** start of SOURCE DATA **

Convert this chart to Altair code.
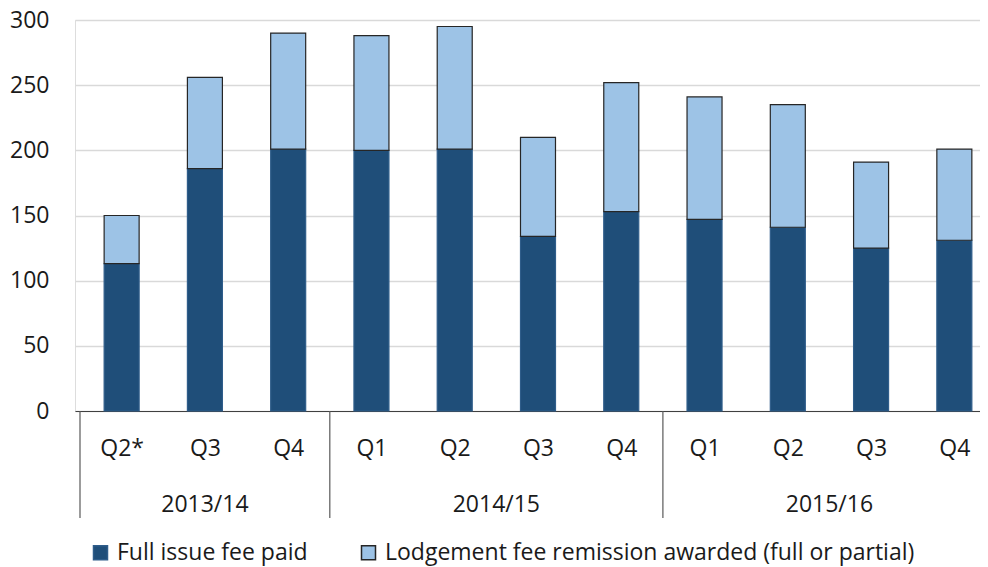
import altair as alt
import pandas as pd

quarters = ["Q2*", "Q3", "Q4", "Q1", "Q2", "Q3", "Q4", "Q1", "Q2", "Q3", "Q4"]
full_fee = [113, 186, 201, 200, 201, 134, 153, 147, 141, 125, 131]
remission = [37, 70, 89, 88, 94, 76, 99, 94, 94, 66, 70]
years = ["2013/14", "2014/15", "2015/16"]
year_centers = [1, 4.5, 8.5]
separators = [-0.5, 2.5, 6.5]
series = ["Full issue fee paid", "Lodgement fee remission awarded (full or partial)"]

FONT = "Open Sans"
FS = 23
TXT = "#1a1a1a"

rows = []
for i, q in enumerate(quarters):
    rows.append({"idx": i, "q": q, "series": series[0], "ord": 0, "value": full_fee[i]})
    rows.append({"idx": i, "q": q, "series": series[1], "ord": 1, "value": remission[i]})
df = pd.DataFrame(rows)

label_expr = "[" + ",".join("'%s'" % q for q in quarters) + "][datum.value]"

xscale = alt.Scale(domain=[-0.5, 10.248], nice=False, zero=False)

bars = alt.Chart(df).mark_bar(size=35, strokeWidth=1.2).encode(
    x=alt.X("idx:Q", scale=xscale,
            axis=alt.Axis(values=list(range(len(quarters))), labelExpr=label_expr,
                          title=None, grid=False, ticks=False, domainColor="#404040",
                          domainWidth=1.2, labelFont=FONT, labelFontSize=FS,
                          labelColor=TXT, labelPadding=26, labelFlush=False)),
    y=alt.Y("value:Q", stack="zero",
            scale=alt.Scale(domain=[0, 300], nice=False),
            axis=alt.Axis(values=[0, 50, 100, 150, 200, 250, 300], title=None,
                          domain=False, ticks=False, gridColor="#d9d9d9",
                          gridWidth=1.3, labelFont=FONT, labelFontSize=FS,
                          labelColor=TXT, labelPadding=26)),
    color=alt.Color("series:N",
                    scale=alt.Scale(domain=series, range=["#1f4e79", "#9dc3e6"]),
                    legend=alt.Legend(title=None, orient="none", legendX=14, legendY=521,
                                      padding=0, direction="horizontal", symbolType="square",
                                      symbolSize=196, labelFont=FONT, labelFontSize=23,
                                      labelColor=TXT, columnPadding=49, symbolOffset=0,
                                      labelOffset=5, labelLimit=0)),
    stroke=alt.Stroke("series:N",
                      scale=alt.Scale(domain=series, range=["#2f5d8a", "#262626"]),
                      legend=None),
    order=alt.Order("ord:Q", sort="ascending"),
)

sep_df = pd.DataFrame({"pos": separators})
seps = alt.Chart(sep_df).mark_rule(color="#595959", strokeWidth=1.2).encode(
    x=alt.X("pos:Q", scale=xscale),
    y=alt.value(391),
    y2=alt.value(498),
)

yr_df = pd.DataFrame({"c": year_centers, "label": years})
yr_text = alt.Chart(yr_df).mark_text(font=FONT, fontSize=FS, color=TXT,
                                     baseline="middle", align="center").encode(
    x=alt.X("c:Q", scale=xscale),
    y=alt.value(485),
    text="label:N",
)

chart = alt.layer(bars, seps, yr_text).properties(
    width=905, height=391,
    autosize=alt.AutoSizeParams(type="none"),
    padding={"left": 67, "top": 12, "right": 0, "bottom": 156},
).configure_view(stroke=None).configure(background="white")

chart.save("out.html", embed_options={"renderer": "svg", "actions": False})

** end of SOURCE DATA **

● **YOUR GOAL**
Copy out all the data without changing anything, and drop the pictures.

● **RESPONSE TO THE TASK**
Convert this chart to Altair code.
import altair as alt
import pandas as pd

quarters = ["Q2*", "Q3", "Q4", "Q1", "Q2", "Q3", "Q4", "Q1", "Q2", "Q3", "Q4"]
full_fee = [113, 186, 201, 200, 201, 134, 153, 147, 141, 125, 131]
remission = [37, 70, 89, 88, 94, 76, 99, 94, 94, 66, 70]
years = ["2013/14", "2014/15", "2015/16"]
year_centers = [1, 4.5, 8.5]
separators = [-0.5, 2.5, 6.5]
series = ["Full issue fee paid", "Lodgement fee remission awarded (full or partial)"]

FONT = "Open Sans"
FS = 23
TXT = "#1a1a1a"

rows = []
for i, q in enumerate(quarters):
    rows.append({"idx": i, "q": q, "series": series[0], "ord": 0, "value": full_fee[i]})
    rows.append({"idx": i, "q": q, "series": series[1], "ord": 1, "value": remission[i]})
df = pd.DataFrame(rows)

label_expr = "[" + ",".join("'%s'" % q for q in quarters) + "][datum.value]"

xscale = alt.Scale(domain=[-0.5, 10.248], nice=False, zero=False)

bars = alt.Chart(df).mark_bar(size=35, strokeWidth=1.2).encode(
    x=alt.X("idx:Q", scale=xscale,
            axis=alt.Axis(values=list(range(len(quarters))), labelExpr=label_expr,
                          title=None, grid=False, ticks=False, domainColor="#404040",
                          domainWidth=1.2, labelFont=FONT, labelFontSize=FS,
                          labelColor=TXT, labelPadding=26, labelFlush=False)),
    y=alt.Y("value:Q", stack="zero",
            scale=alt.Scale(domain=[0, 300], nice=False),
            axis=alt.Axis(values=[0, 50, 100, 150, 200, 250, 300], title=None,
                          domain=False, ticks=False, gridColor="#d9d9d9",
                          gridWidth=1.3, labelFont=FONT, labelFontSize=FS,
                          labelColor=TXT, labelPadding=26)),
    color=alt.Color("series:N",
                    scale=alt.Scale(domain=series, range=["#1f4e79", "#9dc3e6"]),
                    legend=alt.Legend(title=None, orient="none", legendX=14, legendY=521,
                                      padding=0, direction="horizontal", symbolType="square",
                                      symbolSize=196, labelFont=FONT, labelFontSize=23,
                                      labelColor=TXT, columnPadding=49, symbolOffset=0,
                                      labelOffset=5, labelLimit=0)),
    stroke=alt.Stroke("series:N",
                      scale=alt.Scale(domain=series, range=["#2f5d8a", "#262626"]),
                      legend=None),
    order=alt.Order("ord:Q", sort="ascending"),
)

sep_df = pd.DataFrame({"pos": separators})
seps = alt.Chart(sep_df).mark_rule(color="#595959", strokeWidth=1.2).encode(
    x=alt.X("pos:Q", scale=xscale),
    y=alt.value(391),
    y2=alt.value(498),
)

yr_df = pd.DataFrame({"c": year_centers, "label": years})
yr_text = alt.Chart(yr_df).mark_text(font=FONT, fontSize=FS, color=TXT,
                                     baseline="middle", align="center").encode(
    x=alt.X("c:Q", scale=xscale),
    y=alt.value(485),
    text="label:N",
)

chart = alt.layer(bars, seps, yr_text).properties(
    width=905, height=391,
    autosize=alt.AutoSizeParams(type="none"),
    padding={"left": 67, "top": 12, "right": 0, "bottom": 156},
).configure_view(stroke=None).configure(background="white")

chart.save("out.html", embed_options={"renderer": "svg", "actions": False})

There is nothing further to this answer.